Home > Clinical question: How do financial incentives compare with usual care or less intensive interventions for helping women stop smoking during pregnancy?

Villyen Motaze, Nkengafac (2017) Clinical question: How do financial incentives compare with usual care or less intensive interventions for helping women stop smoking during pregnancy? Cochrane Clinical Answers,

External website: https://www.cochranelibrary.com/cca/doi/10.1002/cc...
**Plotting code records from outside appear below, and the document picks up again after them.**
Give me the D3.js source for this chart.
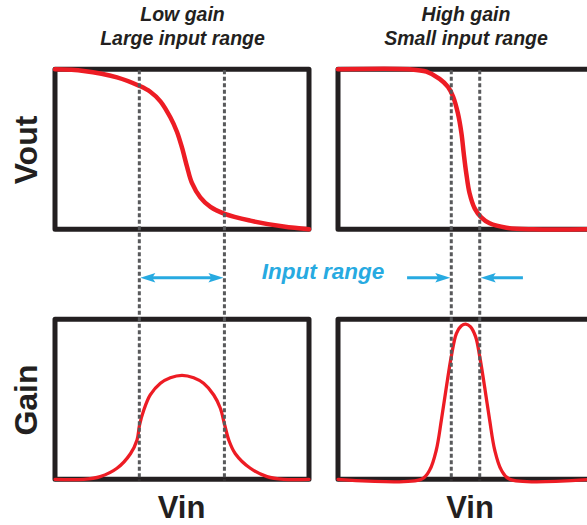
<!DOCTYPE html>
<html><head><meta charset="utf-8">
<script src="https://cdn.jsdelivr.net/npm/d3@7"></script>
<style>html,body{margin:0;padding:0;background:#fff;}svg{display:block;}</style>
</head><body>
<svg id="c" width="587" height="525"></svg>
<script>
// ---- data (Vin fraction 0..1 within each panel, output fraction 0..1) ----
const panelTitles = [["Low gain", "Large input range"], ["High gain", "Small input range"]];
const rowLabels = ["Vout", "Gain"];
const xLabel = "Vin";
const rangeLabel = "Input range";

const lowVoutX = [0, 0.113, 0.244, 0.333, 0.375, 0.415, 0.454, 0.480, 0.500, 0.520, 0.539, 0.572, 0.612, 0.668, 0.769, 0.900, 1.0];
const lowVoutY = [1.0, 0.99, 0.95, 0.896, 0.86, 0.80, 0.70, 0.61, 0.51, 0.39, 0.29, 0.20, 0.14, 0.096, 0.054, 0.017, 0.0];

const highVoutX = [0, 0.282, 0.348, 0.400, 0.433, 0.453, 0.472, 0.486, 0.495, 0.505, 0.518, 0.538, 0.564, 0.597, 0.663, 0.768, 1.0];
const highVoutY = [1.0, 1.0, 0.985, 0.94, 0.89, 0.83, 0.725, 0.60, 0.475, 0.35, 0.225, 0.131, 0.075, 0.0375, 0.01, 0.0, 0.0];

const lowGainX = [0, 0.113, 0.178, 0.244, 0.297, 0.323, 0.333, 0.349, 0.375, 0.415, 0.454, 0.500, 0.546, 0.585, 0.625, 0.651, 0.668, 0.684, 0.710, 0.769, 0.835, 0.900, 1.0];
const lowGainY = [0, 0, 0.017, 0.069, 0.16, 0.246, 0.34, 0.43, 0.527, 0.60, 0.635, 0.65, 0.635, 0.60, 0.527, 0.444, 0.34, 0.246, 0.16, 0.069, 0.017, 0, 0];

const highGainX = [0, 0.328, 0.361, 0.387, 0.407, 0.427, 0.446, 0.466, 0.486, 0.503, 0.521, 0.542, 0.558, 0.577, 0.597, 0.617, 0.643, 0.676, 1.0];
const highGainY = [0, 0, 0.058, 0.183, 0.37, 0.58, 0.767, 0.91, 0.96, 0.97, 0.954, 0.89, 0.767, 0.58, 0.37, 0.183, 0.058, 0, 0];

const lowRange = [0.332, 0.667];
const highRange = [0.446, 0.558];
const highArrowStarts = [0.272, 0.728];

// ---- layout ----
const svg = d3.select("#c");
const red = "#ed1c24", boxC = "#231f20", dashC = "#58595b", blue = "#27aae1";
const font = "'Liberation Sans', Arial, Helvetica, sans-serif";

const xLeft = d3.scaleLinear().domain([0, 1]).range([55, 309]);
const xRight = d3.scaleLinear().domain([0, 1]).range([338, 592]);
const yTop = d3.scaleLinear().domain([0, 1]).range([229.3, 69.3]);
const yBot = d3.scaleLinear().domain([0, 1]).range([479.3, 319.3]);

const panels = [
  {x: xLeft, y: yTop}, {x: xRight, y: yTop},
  {x: xLeft, y: yBot}, {x: xRight, y: yBot}
];

// boxes
panels.forEach(p => {
  svg.append("rect")
    .attr("x", p.x(0)).attr("y", p.y(1))
    .attr("width", p.x(1) - p.x(0)).attr("height", p.y(0) - p.y(1))
    .attr("fill", "none").attr("stroke", boxC).attr("stroke-width", 5)
    .attr("stroke-linejoin", "round");
});

// curves
function curve(xs, ys, p, w) {
  const pts = xs.map((v, i) => [v, ys[i]]);
  const line = d3.line().x(d => p.x(d[0])).y(d => p.y(d[1])).curve(d3.curveCatmullRom.alpha(0.5));
  svg.append("path").attr("d", line(pts)).attr("fill", "none")
    .attr("stroke", red).attr("stroke-width", w).attr("stroke-linecap", "round");
}
curve(lowVoutX, lowVoutY, panels[0], 4.5);
curve(highVoutX, highVoutY, panels[1], 4.5);
curve(lowGainX, lowGainY, panels[2], 3.3);
curve(highGainX, highGainY, panels[3], 3.3);

// dashed lines
function dashes(range, xs) {
  range.forEach(v => {
    svg.append("line")
      .attr("x1", xs(v)).attr("x2", xs(v))
      .attr("y1", yTop(1) + 1).attr("y2", yBot(0) + 1)
      .attr("stroke", dashC).attr("stroke-width", 3)
      .attr("stroke-dasharray", "4,2.5");
  });
}
dashes(lowRange, xLeft);
dashes(highRange, xRight);

// arrows
const arrowY = 277.7;
function head(tipX, dir) { // dir = +1 pointing right, -1 pointing left
  const L = 15, H = 4.8;
  svg.append("path")
    .attr("d", `M${tipX},${arrowY} L${tipX - dir * L},${arrowY - H} L${tipX - dir * L * 0.8},${arrowY} L${tipX - dir * L},${arrowY + H} Z`)
    .attr("fill", blue);
}
function shaft(x1, x2) {
  svg.append("line").attr("x1", x1).attr("x2", x2)
    .attr("y1", arrowY).attr("y2", arrowY)
    .attr("stroke", blue).attr("stroke-width", 3);
}
const la = xLeft(lowRange[0]) + 1, lb = xLeft(lowRange[1]) - 1;
shaft(la + 10, lb - 10); head(la, -1); head(lb, 1);
const ra = xRight(highRange[0]) - 1, rb = xRight(highRange[1]) + 1;
shaft(xRight(highArrowStarts[0]), ra - 10); head(ra, 1);
shaft(rb + 10, xRight(highArrowStarts[1])); head(rb, -1);

svg.append("text").text(rangeLabel)
  .attr("x", 323).attr("y", 279).attr("text-anchor", "middle")
  .attr("font-family", font).attr("font-weight", "bold").attr("font-style", "italic")
  .attr("font-size", 22.5).attr("fill", blue);

// titles
const titleX = [182.5, 466];
panelTitles.forEach((t, i) => {
  t.forEach((s, j) => {
    svg.append("text").text(s)
      .attr("x", titleX[i]).attr("y", j === 0 ? 21 : 44.5)
      .attr("text-anchor", "middle")
      .attr("font-family", font).attr("font-weight", "bold").attr("font-style", "italic")
      .attr("font-size", 19.5).attr("fill", boxC);
  });
});

// row labels
const rowY = [150, 400];
rowLabels.forEach((s, i) => {
  svg.append("text").text(s)
    .attr("transform", `translate(37,${rowY[i]}) rotate(-90)`)
    .attr("text-anchor", "middle")
    .attr("font-family", font).attr("font-weight", "bold")
    .attr("font-size", 32).attr("fill", boxC);
});

// x labels
[181.5, 470].forEach(x => {
  svg.append("text").text(xLabel)
    .attr("x", x).attr("y", 518).attr("text-anchor", "middle")
    .attr("font-family", font).attr("font-weight", "bold")
    .attr("font-size", 31).attr("fill", boxC);
});
</script>
</body></html>
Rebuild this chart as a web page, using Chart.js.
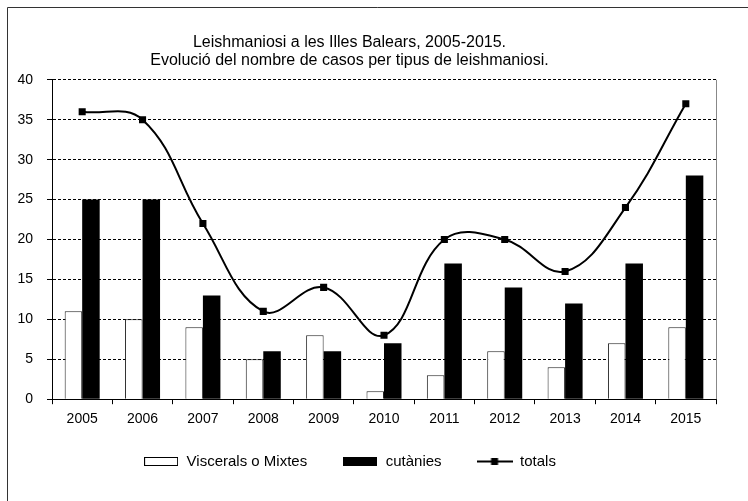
<!DOCTYPE html>
<html>
<head>
<meta charset="utf-8">
<script src="https://cdn.jsdelivr.net/npm/chart.js@4.4.1/dist/chart.umd.min.js"></script>
<style>
  html, body { margin: 0; padding: 0; background: #fff; }
  #wrap { width: 748px; height: 501px; }
</style>
</head>
<body>
<div id="wrap"><canvas id="grafic" width="748" height="501"></canvas></div>
<script>
// ── Dades ──
const anys      = ['2005', '2006', '2007', '2008', '2009', '2010', '2011', '2012', '2013', '2014', '2015'];
const viscerals = [11, 10, 9, 5, 8, 1, 3, 6, 4, 7, 9];
const cutanies  = [25, 25, 13, 6, 6, 7, 17, 14, 12, 17, 28];
const totals    = [36, 35, 22, 11, 14, 8, 20, 20, 16, 24, 37];
const yTicks    = [0, 5, 10, 15, 20, 25, 30, 35, 40];
const titol     = ['Leishmaniosi a les Illes Balears, 2005-2015.', 'Evolució del nombre de casos per tipus de leishmaniosi.'];
const etiquetes = ['Viscerals o Mixtes', 'cutànies', 'totals'];

const FONT = "'Liberation Sans', Arial, sans-serif";

// legend markers (Excel style)
function marca(w, h, fn) {
  const c = document.createElement('canvas');
  c.width = w; c.height = h;
  fn(c.getContext('2d'));
  return c;
}
const marques = [
  marca(34, 9, g => { g.fillStyle = '#fff'; g.fillRect(0, 0, 34, 9); g.strokeStyle = '#000'; g.lineWidth = 1; g.strokeRect(0.5, 0.5, 33, 8); }),
  marca(34, 9, g => { g.fillStyle = '#000'; g.fillRect(0, 0, 34, 9); }),
  marca(36, 9, g => { g.fillStyle = '#000'; g.fillRect(0, 3.5, 36, 2); g.fillRect(14.5, 1, 7, 7); }),
];

// outer frame + plot right border + recentre title/legend like Excel
const marc = {
  id: 'marc',
  afterLayout(chart) {
    const R = 691;
    for (const b of [chart.titleBlock, chart.legend]) {
      if (!b) continue;
      b.right = R;
      b.width = R - b.left;
    }
    if (chart.legend) {
      chart.legend.top -= 16;
      chart.legend.bottom -= 16;
    }
  },
  beforeDraw(chart) {
    const ctx = chart.ctx;
    ctx.save();
    ctx.fillStyle = '#fff';
    ctx.fillRect(0, 0, chart.width, chart.height);
    ctx.strokeStyle = '#333';
    ctx.lineWidth = 1;
    ctx.beginPath();
    ctx.moveTo(7.5, chart.height);
    ctx.lineTo(7.5, 7.5);
    ctx.lineTo(chart.width, 7.5);
    ctx.stroke();
    ctx.restore();
  },
  afterDatasetsDraw(chart) {
    const { ctx, chartArea: a } = chart;
    ctx.save();
    ctx.strokeStyle = '#888';
    ctx.lineWidth = 1;
    ctx.beginPath();
    ctx.moveTo(Math.round(a.right) + 0.5, a.top);
    ctx.lineTo(Math.round(a.right) + 0.5, a.bottom);
    ctx.stroke();
    ctx.restore();
  }
};

new Chart(document.getElementById('grafic'), {
  type: 'bar',
  data: {
    labels: anys,
    datasets: [
      { label: etiquetes[0], data: viscerals, backgroundColor: '#fff', borderColor: '#222', borderWidth: 1, order: 1,
        categoryPercentage: 0.58, barPercentage: 1 },
      { label: etiquetes[1], data: cutanies, backgroundColor: '#000', borderColor: '#000', borderWidth: 0, order: 1,
        categoryPercentage: 0.58, barPercentage: 1 },
      { type: 'line', label: etiquetes[2], data: totals, borderColor: '#000', borderWidth: 2, tension: 0.4,
        pointStyle: 'rect', pointRadius: 5, pointBackgroundColor: '#000', pointBorderColor: '#000', pointBorderWidth: 0,
        fill: false, order: 0 },
    ],
  },
  options: {
    responsive: false,
    animation: false,
    devicePixelRatio: 1,
    layout: { padding: { left: 8, right: 32, top: 8, bottom: 6 } },
    plugins: {
      tooltip: { enabled: false },
      title: {
        display: true,
        text: titol,
        color: '#000',
        font: { family: FONT, size: 16, weight: 'normal', lineHeight: 1.15 },
        padding: { top: 25, bottom: 10 },
      },
      legend: {
        position: 'bottom',
        labels: {
          color: '#000',
          font: { family: FONT, size: 15 },
          padding: 35,
          usePointStyle: true,
          pointStyleWidth: 36,
          sort: (a, b) => a.datasetIndex - b.datasetIndex,
          generateLabels: chart => Chart.defaults.plugins.legend.labels.generateLabels(chart)
            .map(it => ({ ...it, pointStyle: marques[it.datasetIndex] })),
        },
      },
    },
    scales: {
      x: {
        offset: true,
        grid: { display: true, drawOnChartArea: false, drawTicks: true, tickLength: 5, color: '#000', offset: true },
        border: { color: '#000', width: 1 },
        ticks: { color: '#000', font: { family: FONT, size: 14 }, padding: 7, maxRotation: 0 },
      },
      y: {
        min: 0, max: 40,
        afterBuildTicks: s => { s.ticks = yTicks.map(v => ({ value: v })); },
        grid: { color: '#000', lineWidth: 1, tickLength: 5 },
        border: { color: '#000', width: 1, dash: [3, 2] },
        ticks: { color: '#000', font: { family: FONT, size: 14 }, padding: 14 },
        afterFit: s => { s.width = 44; },
      },
    },
  },
  plugins: [marc],
});
</script>
</body>
</html>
Compared with usual care, financial incentives, when used as a single intervention, increased the number of women who abstained from smoking in late pregnancy (at 24‐40 weeks’ gestation) (on average, 227 vs 83 per 1000 women) and at 6 to 11 months postpartum (on average, 154 vs 40 per 1000 women). Results show no clear differences in smoking abstinence when financial incentives were used as part of tailored or multiple interventions in late pregnancy, or at 0 to 5 months postpartum. Financial incentives reduced self‐reported smoking in late pregnancy, but this was inconsistent with results from a randomized controlled trial (RCT) that used contingent and non‐contingent financial incentives that assessed smoking cessation biochemically. Findings of RCTs reveal no clear differences in preterm birth, low birth weight, or admission to neonatal intensive care unit (ICU); no RCTs reported very low birth weight or mortality (perinatal, stillbirth, neonatal).

Compared with less intensive interventions, more women abstained from smoking in late pregnancy (on average, 304 vs 83 per 1000 women) and at 0 to 5 months postpartum (on average, 214 vs 59 per 1000 women) when financial incentives were included as part of multiple interventions. Smoking reduction, birth weight, preterm birth, mortality (perinatal, stillbirth, neonatal), and admission to neonatal ICU were not reported by these trials.